Famous for creating iconic works from the oriental side of nature, established art group the Luo Brothers’ works are in effect a conglomeration of what makes up the modern Chinese society today.In their series ‘Welcome Welcome’, a Luo Brothers bouncing baby has held aloft most of the world’s foreign consumer food products. When one thinks about it, the same mix can be found in other cultures around the world. However, what’s so different and unique about the Chinese experience is the way it had happened so quickly. In the span of thirty years since the death of Chairman Mao, China had gone from a uniformly colorless society to one that makes our eyes and ears ache with the daily assaults of colors, lights and noise…. The Luo Brothers’ works are a successful reflection to this explosion of vitality.

 

 

 

 

 

 

 

 

 

 

 

4. Anton Molnar- ‘Luxurious Still Life’

To a traditional technique and formation, Hugarian-French contemporary still life master painter Anton Molnar allies a contemporary approach, a combination which makes his pieces so special. He considers painting an art of living, a language, a way to constantly questioning himself and his time. Today his works are part of important collections in Asia, America and Europe.

 

 

 

 

 

 

 

 

 

5. Ivan Korshunov- ‘Faberge’ 

Russian contemporary realism painter Ivan won various international art awards for his stunning depictions of the Russian traditional element, the ‘Faberge’ egg.

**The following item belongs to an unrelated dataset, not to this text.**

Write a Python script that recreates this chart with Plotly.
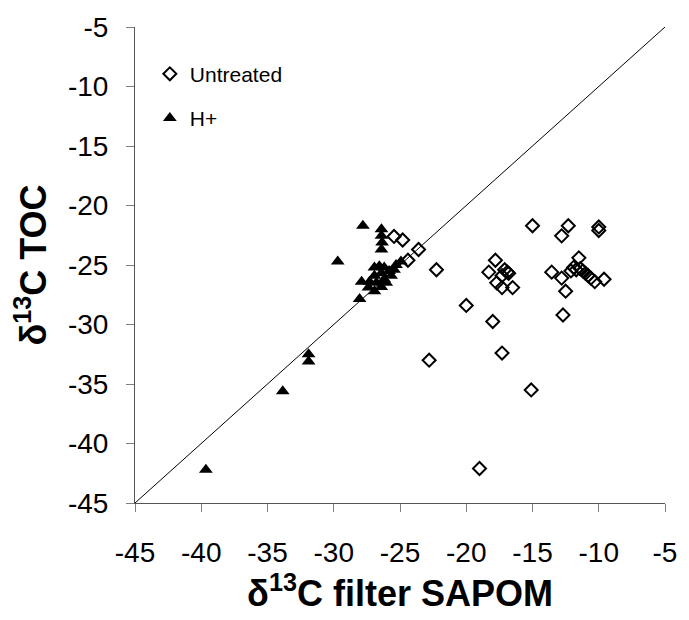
import plotly.graph_objects as go

untreated_x = [-25.45, -24.8, -23.6, -24.4, -22.25, -20.0, -18.0, -17.3, -22.8, -15.1, -19.0,
               -17.8, -18.3, -16.9, -17.3, -17.7, -17.3, -16.5, -17.1, -16.8,
               -15.0, -12.3, -12.8, -10.0, -10.0, -11.5, -13.55, -12.8, -12.1, -11.7,
               -11.2, -10.8, -10.3, -9.6, -12.5, -12.7, -11.9, -11.0, -10.6, -11.4]
untreated_y = [-22.6, -22.9, -23.7, -24.6, -25.4, -28.4, -29.75, -32.4, -33.0, -35.5, -42.1,
               -24.6, -25.6, -25.6, -25.9, -26.5, -26.9, -26.9, -25.4, -25.7,
               -21.7, -21.7, -22.55, -21.8, -22.1, -24.4, -25.6, -26.1, -25.5, -25.4,
               -25.5, -25.9, -26.4, -26.2, -27.2, -29.2, -25.2, -25.7, -26.1, -25.3]

hplus_x = [-27.8, -26.4, -26.4, -26.35, -26.4, -29.7, -27.9, -28.05, -31.9, -31.9, -33.85, -39.65,
           -26.93, -26.56, -26.19, -24.93, -25.45, -25.82, -26.41, -26.93, -27.3, -26.78,
           -26.19, -25.67, -27.38, -26.93, -26.41, -26.04, -25.3]
hplus_y = [-21.7, -22.0, -22.55, -23.1, -23.7, -24.7, -26.4, -27.85, -32.5, -33.1, -35.6, -42.2,
           -25.2, -25.1, -25.2, -24.7, -25.4, -25.5, -25.7, -25.9, -26.4, -26.5,
           -26.2, -25.9, -26.9, -27.2, -26.85, -26.5, -25.0]

line_x = [-45, -5]
line_y = [-45, -5]

tick_vals = [-45, -40, -35, -30, -25, -20, -15, -10, -5]

FONT = "Liberation Sans, Arial, sans-serif"

fig = go.Figure()
fig.add_trace(go.Scatter(x=line_x, y=line_y, mode="lines",
                         line=dict(color="black", width=1), showlegend=False,
                         hoverinfo="skip"))
fig.add_trace(go.Scatter(x=untreated_x, y=untreated_y, mode="markers", name="Untreated",
                         legendgroup="u",
                         marker=dict(symbol="diamond-open", size=10, color="black",
                                     line=dict(color="black", width=2))))
fig.add_trace(go.Scatter(x=hplus_x, y=hplus_y, mode="markers", name="H+",
                         legendgroup="h",
                         marker=dict(symbol="triangle-up", size=12, color="black",
                                     line=dict(width=0))))

axis_common = dict(
    range=[-45, -5], tickvals=tick_vals, ticktext=[str(v) for v in tick_vals],
    showgrid=False, zeroline=False, showline=True, linecolor="#555555", linewidth=1,
    ticks="outside", ticklen=8, tickcolor="#808080", tickwidth=1,
    tickfont=dict(family=FONT, size=28, color="black"),
)

fig.update_layout(
    width=689, height=620,
    margin=dict(l=135, r=16, t=20, b=117),
    paper_bgcolor="white", plot_bgcolor="white",
    xaxis=dict(**axis_common, ticklabelstandoff=16,
               title=dict(text="δ<sup>13</sup>C filter SAPOM",
                          font=dict(family=FONT, size=36, color="black", weight="bold"),
                          standoff=2)),
    yaxis=dict(**axis_common, ticklabelstandoff=12,
               title=dict(text="δ<sup>13</sup>C TOC",
                          font=dict(family=FONT, size=36, color="black", weight="bold"),
                          standoff=10)),
    legend=dict(x=0.028, y=0.944, xanchor="left", yanchor="top",
                font=dict(family=FONT, size=21, color="black"),
                bgcolor="rgba(0,0,0,0)", traceorder="grouped", tracegroupgap=14,
                itemwidth=30),
    showlegend=True,
)

fig.write_html("out.html")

He participated in many Russian and international exhibitions, where his exquisite artworks were highly appreciated by art critics and experts. Most part of his art works are made in oil on canvas technique. The main conception of his art works is the interaction of the semantic context and the forms of plastic expression. The incredible light and shade game that reveals expressive texture and volume of the object refers to the traditions of Western European painting in the Baroque style.

 

 

 

 

 

 

 

 


6. Ju Duoqi- ‘Vegetable Art’

‘In the summer of ’06, I bought several kilograms of peas, and sat there quietly for two days peeling them, before stringing them on a wire and turning them into a skirt, a top, a headdress and a magic wand. I used a remote control to take a photo of myself in them, and named it Pea Beauty Pageant. That was my first work of vegetable art.’ – Chinese contemporary photographer Ju Duoqi

In the next two years, Ju often dressed up as a housewife, leisurely strolling to the market and pacing in front of the vegetable stalls, picking things up, thinking and putting them back, trying to figure out which positions made them more interesting. She no longer needed models as veggies became actors and even props. As a director, Ju directed them to restage La Liberté Guidant le Peuple, and called it La Liberté Guidant les Légumes.

 

 

 

 

 

 

 

 

 

 

 

7. Peter Anton- ‘Candy Mania’

“I like to create art that can lure, charm, tease, disarm and surprise,” American pop artist Peter Anton produces oversized, lushly detailed, delicious-looking, and subtly unsettling sculptures of food, especially sweets. “I have an innate reverence for the things we eat,” he says. “Food brings people together and there is no better way to celebrate life. Anton plays with scale, blowing up donuts, lollipops, boxes of chocolate, and banana splits into absurdly large, somewhat menacing proportions. Viewers are more likely to be consumed by his colorful confections than able to consume them. Concerned with craft as much as concept, Anton carefully renders each detail of his sculptures, down to every last sugar crystal.